Stated goal: Take each line that has the word "this" and return it.

Supplied records:
--

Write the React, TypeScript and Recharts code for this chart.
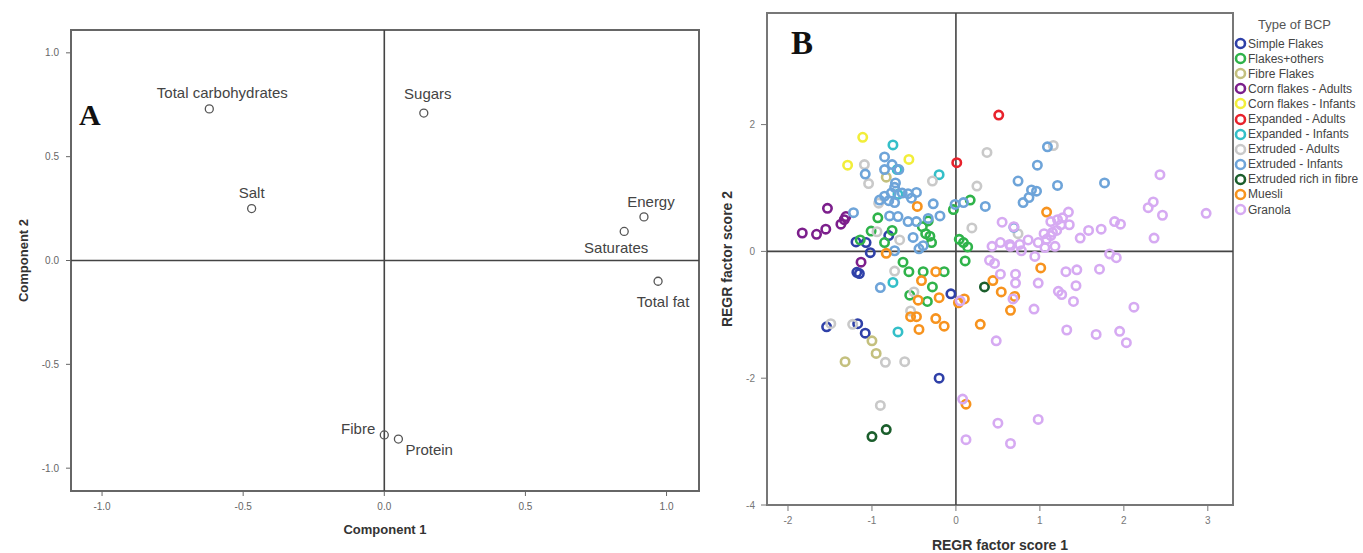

--

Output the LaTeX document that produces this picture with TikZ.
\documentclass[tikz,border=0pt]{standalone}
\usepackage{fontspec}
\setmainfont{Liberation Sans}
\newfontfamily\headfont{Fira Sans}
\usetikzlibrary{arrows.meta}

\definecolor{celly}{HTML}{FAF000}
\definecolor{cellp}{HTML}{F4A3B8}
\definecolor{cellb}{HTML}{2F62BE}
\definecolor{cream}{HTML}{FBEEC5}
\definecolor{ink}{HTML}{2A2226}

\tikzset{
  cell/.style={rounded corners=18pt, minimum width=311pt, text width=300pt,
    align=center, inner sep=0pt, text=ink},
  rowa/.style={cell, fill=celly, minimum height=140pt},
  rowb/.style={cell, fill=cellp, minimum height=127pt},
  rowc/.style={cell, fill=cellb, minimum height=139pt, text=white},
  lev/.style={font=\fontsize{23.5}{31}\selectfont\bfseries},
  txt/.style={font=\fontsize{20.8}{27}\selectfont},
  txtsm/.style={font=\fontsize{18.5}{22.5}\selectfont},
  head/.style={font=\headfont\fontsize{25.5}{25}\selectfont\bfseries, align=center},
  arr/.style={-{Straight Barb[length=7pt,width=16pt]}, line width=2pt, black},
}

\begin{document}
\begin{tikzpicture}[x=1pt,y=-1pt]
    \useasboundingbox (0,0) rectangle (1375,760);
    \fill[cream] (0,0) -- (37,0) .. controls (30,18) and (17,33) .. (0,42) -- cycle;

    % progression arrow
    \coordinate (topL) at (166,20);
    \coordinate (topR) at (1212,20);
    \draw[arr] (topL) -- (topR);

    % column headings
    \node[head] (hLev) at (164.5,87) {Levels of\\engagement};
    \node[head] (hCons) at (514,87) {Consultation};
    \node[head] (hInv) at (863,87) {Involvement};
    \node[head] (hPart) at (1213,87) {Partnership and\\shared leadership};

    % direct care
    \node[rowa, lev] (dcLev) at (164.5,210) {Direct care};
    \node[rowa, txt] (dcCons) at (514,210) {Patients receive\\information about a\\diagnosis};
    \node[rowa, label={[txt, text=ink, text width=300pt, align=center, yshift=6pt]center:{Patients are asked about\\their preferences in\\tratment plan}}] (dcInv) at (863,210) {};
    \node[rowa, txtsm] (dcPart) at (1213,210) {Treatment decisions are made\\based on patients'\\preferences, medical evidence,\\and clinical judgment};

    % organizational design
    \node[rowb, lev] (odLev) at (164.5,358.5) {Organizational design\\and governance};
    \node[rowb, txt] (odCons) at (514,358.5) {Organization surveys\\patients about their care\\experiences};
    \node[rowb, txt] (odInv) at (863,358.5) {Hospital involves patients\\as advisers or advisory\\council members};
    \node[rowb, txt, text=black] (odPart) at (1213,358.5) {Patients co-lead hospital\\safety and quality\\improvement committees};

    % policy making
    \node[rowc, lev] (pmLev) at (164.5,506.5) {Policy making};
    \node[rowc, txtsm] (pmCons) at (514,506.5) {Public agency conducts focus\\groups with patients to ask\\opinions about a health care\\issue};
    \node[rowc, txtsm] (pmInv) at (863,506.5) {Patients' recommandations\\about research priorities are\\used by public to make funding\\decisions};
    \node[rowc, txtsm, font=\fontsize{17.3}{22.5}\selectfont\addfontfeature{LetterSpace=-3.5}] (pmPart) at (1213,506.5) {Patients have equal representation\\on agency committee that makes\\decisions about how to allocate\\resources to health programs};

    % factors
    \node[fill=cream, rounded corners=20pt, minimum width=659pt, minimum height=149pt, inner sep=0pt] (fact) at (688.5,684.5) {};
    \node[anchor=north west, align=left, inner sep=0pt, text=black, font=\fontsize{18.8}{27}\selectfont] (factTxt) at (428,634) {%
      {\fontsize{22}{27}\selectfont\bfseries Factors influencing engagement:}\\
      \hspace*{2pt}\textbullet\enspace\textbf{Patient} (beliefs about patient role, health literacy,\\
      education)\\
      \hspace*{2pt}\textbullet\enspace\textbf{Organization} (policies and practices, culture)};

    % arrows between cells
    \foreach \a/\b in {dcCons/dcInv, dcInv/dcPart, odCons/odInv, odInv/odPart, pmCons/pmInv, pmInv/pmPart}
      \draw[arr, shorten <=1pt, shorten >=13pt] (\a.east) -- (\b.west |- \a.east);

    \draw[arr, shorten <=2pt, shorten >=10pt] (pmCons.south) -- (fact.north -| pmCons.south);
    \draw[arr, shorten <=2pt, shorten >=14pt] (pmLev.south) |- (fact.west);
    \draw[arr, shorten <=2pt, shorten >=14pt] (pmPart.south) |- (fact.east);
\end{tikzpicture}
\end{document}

--

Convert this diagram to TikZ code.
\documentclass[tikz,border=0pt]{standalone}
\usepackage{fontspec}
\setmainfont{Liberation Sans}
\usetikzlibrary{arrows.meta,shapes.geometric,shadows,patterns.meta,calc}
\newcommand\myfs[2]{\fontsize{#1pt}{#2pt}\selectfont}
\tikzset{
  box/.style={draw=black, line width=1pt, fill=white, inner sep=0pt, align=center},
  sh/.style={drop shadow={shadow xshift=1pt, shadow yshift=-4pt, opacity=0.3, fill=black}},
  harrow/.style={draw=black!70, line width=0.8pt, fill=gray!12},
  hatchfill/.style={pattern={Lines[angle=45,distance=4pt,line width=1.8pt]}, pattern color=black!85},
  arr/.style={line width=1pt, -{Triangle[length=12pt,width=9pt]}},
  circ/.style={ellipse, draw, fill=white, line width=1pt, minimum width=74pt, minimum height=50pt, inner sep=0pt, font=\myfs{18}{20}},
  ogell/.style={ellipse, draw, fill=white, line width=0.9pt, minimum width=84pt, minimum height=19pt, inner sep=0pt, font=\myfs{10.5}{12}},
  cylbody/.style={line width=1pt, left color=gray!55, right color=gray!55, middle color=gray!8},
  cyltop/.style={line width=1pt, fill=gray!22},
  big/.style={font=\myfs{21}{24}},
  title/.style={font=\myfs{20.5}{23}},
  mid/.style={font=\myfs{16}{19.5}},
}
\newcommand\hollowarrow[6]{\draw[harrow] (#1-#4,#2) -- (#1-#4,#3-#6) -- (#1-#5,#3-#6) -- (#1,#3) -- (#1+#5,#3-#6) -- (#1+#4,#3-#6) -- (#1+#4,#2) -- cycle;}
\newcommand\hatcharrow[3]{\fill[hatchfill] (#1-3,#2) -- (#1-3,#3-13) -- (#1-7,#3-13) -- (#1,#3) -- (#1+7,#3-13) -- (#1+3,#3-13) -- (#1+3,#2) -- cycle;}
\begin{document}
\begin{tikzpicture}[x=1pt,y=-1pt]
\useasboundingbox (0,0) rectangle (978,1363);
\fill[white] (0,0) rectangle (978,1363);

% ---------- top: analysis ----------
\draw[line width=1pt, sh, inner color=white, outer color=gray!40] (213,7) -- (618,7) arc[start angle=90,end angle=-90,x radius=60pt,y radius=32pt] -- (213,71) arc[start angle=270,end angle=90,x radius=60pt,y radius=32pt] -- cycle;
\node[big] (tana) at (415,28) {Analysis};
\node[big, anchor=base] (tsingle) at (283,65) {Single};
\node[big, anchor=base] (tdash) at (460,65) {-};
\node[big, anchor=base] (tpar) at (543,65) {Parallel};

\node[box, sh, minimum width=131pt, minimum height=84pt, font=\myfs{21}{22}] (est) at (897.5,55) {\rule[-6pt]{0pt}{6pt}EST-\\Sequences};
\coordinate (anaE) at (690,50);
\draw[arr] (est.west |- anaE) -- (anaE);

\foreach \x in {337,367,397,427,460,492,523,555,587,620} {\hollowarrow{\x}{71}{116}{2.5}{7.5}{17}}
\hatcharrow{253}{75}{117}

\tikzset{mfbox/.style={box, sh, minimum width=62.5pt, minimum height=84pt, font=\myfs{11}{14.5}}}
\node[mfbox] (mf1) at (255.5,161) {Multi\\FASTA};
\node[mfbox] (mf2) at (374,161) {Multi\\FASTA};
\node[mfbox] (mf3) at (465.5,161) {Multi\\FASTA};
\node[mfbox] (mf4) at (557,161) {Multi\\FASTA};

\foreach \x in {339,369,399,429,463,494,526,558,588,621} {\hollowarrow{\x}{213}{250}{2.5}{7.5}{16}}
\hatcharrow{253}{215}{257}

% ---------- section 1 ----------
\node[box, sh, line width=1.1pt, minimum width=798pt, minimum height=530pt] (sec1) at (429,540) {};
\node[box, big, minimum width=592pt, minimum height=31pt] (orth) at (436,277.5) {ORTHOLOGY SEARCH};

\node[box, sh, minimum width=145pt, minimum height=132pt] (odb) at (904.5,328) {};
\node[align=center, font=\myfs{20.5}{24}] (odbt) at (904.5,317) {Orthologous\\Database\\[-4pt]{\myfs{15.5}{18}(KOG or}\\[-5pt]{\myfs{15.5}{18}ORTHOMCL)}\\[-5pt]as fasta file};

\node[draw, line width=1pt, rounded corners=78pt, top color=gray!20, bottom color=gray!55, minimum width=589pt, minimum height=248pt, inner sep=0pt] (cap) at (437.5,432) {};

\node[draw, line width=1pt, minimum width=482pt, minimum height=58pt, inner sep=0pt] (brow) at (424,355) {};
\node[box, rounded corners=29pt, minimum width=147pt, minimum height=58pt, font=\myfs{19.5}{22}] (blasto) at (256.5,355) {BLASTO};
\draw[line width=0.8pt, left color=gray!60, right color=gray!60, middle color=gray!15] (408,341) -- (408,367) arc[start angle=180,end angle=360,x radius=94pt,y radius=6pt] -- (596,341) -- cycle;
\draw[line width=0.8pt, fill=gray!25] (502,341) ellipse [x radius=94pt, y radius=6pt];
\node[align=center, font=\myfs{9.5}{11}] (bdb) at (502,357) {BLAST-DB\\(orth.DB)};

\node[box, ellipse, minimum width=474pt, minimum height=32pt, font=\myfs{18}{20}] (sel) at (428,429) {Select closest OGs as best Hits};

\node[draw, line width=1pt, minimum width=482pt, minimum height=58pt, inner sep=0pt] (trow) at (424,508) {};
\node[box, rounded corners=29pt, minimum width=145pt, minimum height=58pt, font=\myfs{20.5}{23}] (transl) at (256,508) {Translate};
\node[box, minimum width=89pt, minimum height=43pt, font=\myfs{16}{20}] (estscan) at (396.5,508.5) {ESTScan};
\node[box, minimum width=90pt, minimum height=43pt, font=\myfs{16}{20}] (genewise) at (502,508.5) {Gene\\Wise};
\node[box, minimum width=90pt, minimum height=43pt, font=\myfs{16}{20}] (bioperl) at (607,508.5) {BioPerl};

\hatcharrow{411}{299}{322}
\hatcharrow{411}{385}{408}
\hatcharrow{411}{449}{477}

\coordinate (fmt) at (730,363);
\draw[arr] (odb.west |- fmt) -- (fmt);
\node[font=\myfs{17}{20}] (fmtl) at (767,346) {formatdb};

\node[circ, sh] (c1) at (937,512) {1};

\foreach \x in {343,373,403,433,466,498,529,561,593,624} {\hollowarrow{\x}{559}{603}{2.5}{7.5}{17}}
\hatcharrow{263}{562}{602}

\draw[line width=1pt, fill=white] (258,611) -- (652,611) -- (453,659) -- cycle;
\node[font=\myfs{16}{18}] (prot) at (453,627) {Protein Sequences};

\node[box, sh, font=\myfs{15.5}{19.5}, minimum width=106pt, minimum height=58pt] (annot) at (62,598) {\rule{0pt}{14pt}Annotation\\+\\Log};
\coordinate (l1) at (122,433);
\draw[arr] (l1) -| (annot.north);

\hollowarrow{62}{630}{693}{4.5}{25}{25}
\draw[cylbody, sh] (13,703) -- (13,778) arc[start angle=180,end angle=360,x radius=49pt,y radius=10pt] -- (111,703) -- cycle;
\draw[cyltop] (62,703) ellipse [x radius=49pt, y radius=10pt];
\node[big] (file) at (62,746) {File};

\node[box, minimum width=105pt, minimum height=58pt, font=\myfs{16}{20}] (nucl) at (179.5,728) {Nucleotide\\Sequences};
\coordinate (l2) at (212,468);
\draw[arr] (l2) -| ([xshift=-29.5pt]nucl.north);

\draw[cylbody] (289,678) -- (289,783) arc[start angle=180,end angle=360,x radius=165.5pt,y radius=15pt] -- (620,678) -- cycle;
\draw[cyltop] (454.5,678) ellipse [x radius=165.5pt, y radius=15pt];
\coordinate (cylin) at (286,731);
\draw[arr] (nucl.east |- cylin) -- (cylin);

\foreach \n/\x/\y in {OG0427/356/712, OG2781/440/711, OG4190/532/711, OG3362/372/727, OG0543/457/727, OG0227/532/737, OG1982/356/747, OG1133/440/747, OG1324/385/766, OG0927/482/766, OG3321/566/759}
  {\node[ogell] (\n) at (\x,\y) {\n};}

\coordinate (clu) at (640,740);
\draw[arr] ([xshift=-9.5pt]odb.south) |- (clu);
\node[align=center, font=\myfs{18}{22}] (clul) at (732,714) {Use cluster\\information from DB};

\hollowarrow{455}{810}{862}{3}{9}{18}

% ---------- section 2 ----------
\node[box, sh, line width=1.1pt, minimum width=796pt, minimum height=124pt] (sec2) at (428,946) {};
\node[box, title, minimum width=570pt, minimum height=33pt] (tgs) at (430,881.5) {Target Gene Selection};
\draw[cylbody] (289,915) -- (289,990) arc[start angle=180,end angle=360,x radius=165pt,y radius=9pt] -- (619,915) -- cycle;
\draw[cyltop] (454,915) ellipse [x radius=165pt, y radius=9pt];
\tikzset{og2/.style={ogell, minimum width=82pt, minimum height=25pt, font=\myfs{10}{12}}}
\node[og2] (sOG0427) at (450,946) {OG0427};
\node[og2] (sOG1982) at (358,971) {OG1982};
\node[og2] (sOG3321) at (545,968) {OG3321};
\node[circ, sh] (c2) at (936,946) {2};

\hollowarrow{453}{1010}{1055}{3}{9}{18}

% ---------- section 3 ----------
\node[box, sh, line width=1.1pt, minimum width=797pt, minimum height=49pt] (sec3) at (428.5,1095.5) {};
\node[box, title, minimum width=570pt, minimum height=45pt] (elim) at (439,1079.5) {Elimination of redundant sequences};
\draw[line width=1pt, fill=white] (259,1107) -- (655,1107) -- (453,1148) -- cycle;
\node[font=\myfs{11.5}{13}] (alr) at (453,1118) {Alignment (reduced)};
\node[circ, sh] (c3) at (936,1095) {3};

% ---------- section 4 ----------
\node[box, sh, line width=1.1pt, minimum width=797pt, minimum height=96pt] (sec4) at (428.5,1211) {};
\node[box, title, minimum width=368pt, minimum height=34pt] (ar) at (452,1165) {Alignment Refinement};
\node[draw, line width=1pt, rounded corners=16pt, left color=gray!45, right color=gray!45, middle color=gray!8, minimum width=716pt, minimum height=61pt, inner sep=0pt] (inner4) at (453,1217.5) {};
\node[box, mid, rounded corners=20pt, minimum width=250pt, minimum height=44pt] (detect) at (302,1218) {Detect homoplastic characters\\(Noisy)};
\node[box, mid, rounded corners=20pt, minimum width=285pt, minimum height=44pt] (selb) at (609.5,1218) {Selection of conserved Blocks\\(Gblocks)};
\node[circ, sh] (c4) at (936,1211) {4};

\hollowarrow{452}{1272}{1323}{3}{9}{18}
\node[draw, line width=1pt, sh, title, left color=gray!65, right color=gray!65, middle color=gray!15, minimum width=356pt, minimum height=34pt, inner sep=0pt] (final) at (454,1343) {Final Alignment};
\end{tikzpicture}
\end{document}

--

Answer below:
Write the React, TypeScript and Recharts code for this chart.
Output the LaTeX document that produces this picture with TikZ.
Convert this diagram to TikZ code.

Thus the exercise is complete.